The Fancy Butter Chefs Use To Elevate Classic Scrambled Eggs
Scrambled eggs are a delicacy loved by many across the world. For breakfast, more than a third of Americans love scrambled eggs more than any other kind (per YouGov America). Despite being largely a breakfast affair, scrambled eggs can also be taken any time of the day and go well with other foods like vegetables. But making a flawless dish of scrambled eggs can be tricky. To perfectly make scrambled eggs, you need the right ingredients and some basic skills that you might be taking for granted. For example, you should delay adding salt to avoid losing your eggs' moisture and cook in a non-stick pan.
It might also seem obvious that low and slow is the way to go for scrambled eggs. But when you fail to cook your eggs slowly, you will end up with overly dry cranks. Another very important consideration is to pick high-quality eggs, especially when making the dish for guests. This is because high-quality eggs will produce good results even without adding other fancy mix-ins. You might already know that butter is good for scrambled eggs, but do you know the type that chefs swear by?

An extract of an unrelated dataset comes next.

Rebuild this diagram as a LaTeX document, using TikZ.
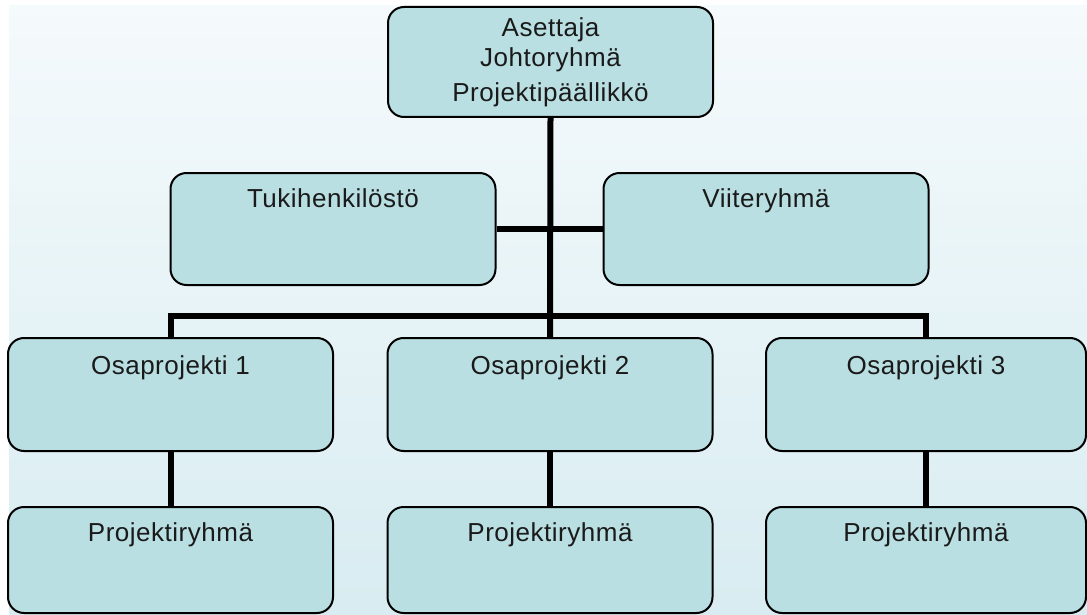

To elevate classic scrambled eggs, use Kerrygold butter
According to Ryan Ratino, the chef and owner of Bresca, a Parisian bistro in Washington, DC, Kerrygold butter is the best for making scrambled eggs and toast. "It has much more butterfat content than regular butter, which makes dishes have a richer flavor and creamier texture," Ratino told Insider. He suggests topping eggs with "sweet jam for a sweet and savory contrast." Other pros like Martha Stewart, a popular luminary chef, also love Kerrygold. According to Food & Wine, Stewart thinks high-quality clarified butter like Kerrygold is the perfect choice for cooking scrambled eggs.
Clarified butter (like Kerrygold) is processed such that water and milk elements are removed and therefore become richer in flavor and more concentrated in taste. Experts also observe that because it has a higher smoke point compared to the regular one, it's perfect for pan-searing food. Kerrygold forms important parts in the recipes of many other chefs. For example, Dora Charles, a popular chef, and author of authoritative cookbooks revealed to the New York Times that Fran McCullough, yet another famous cookbook author, introduced her to the fancy butter.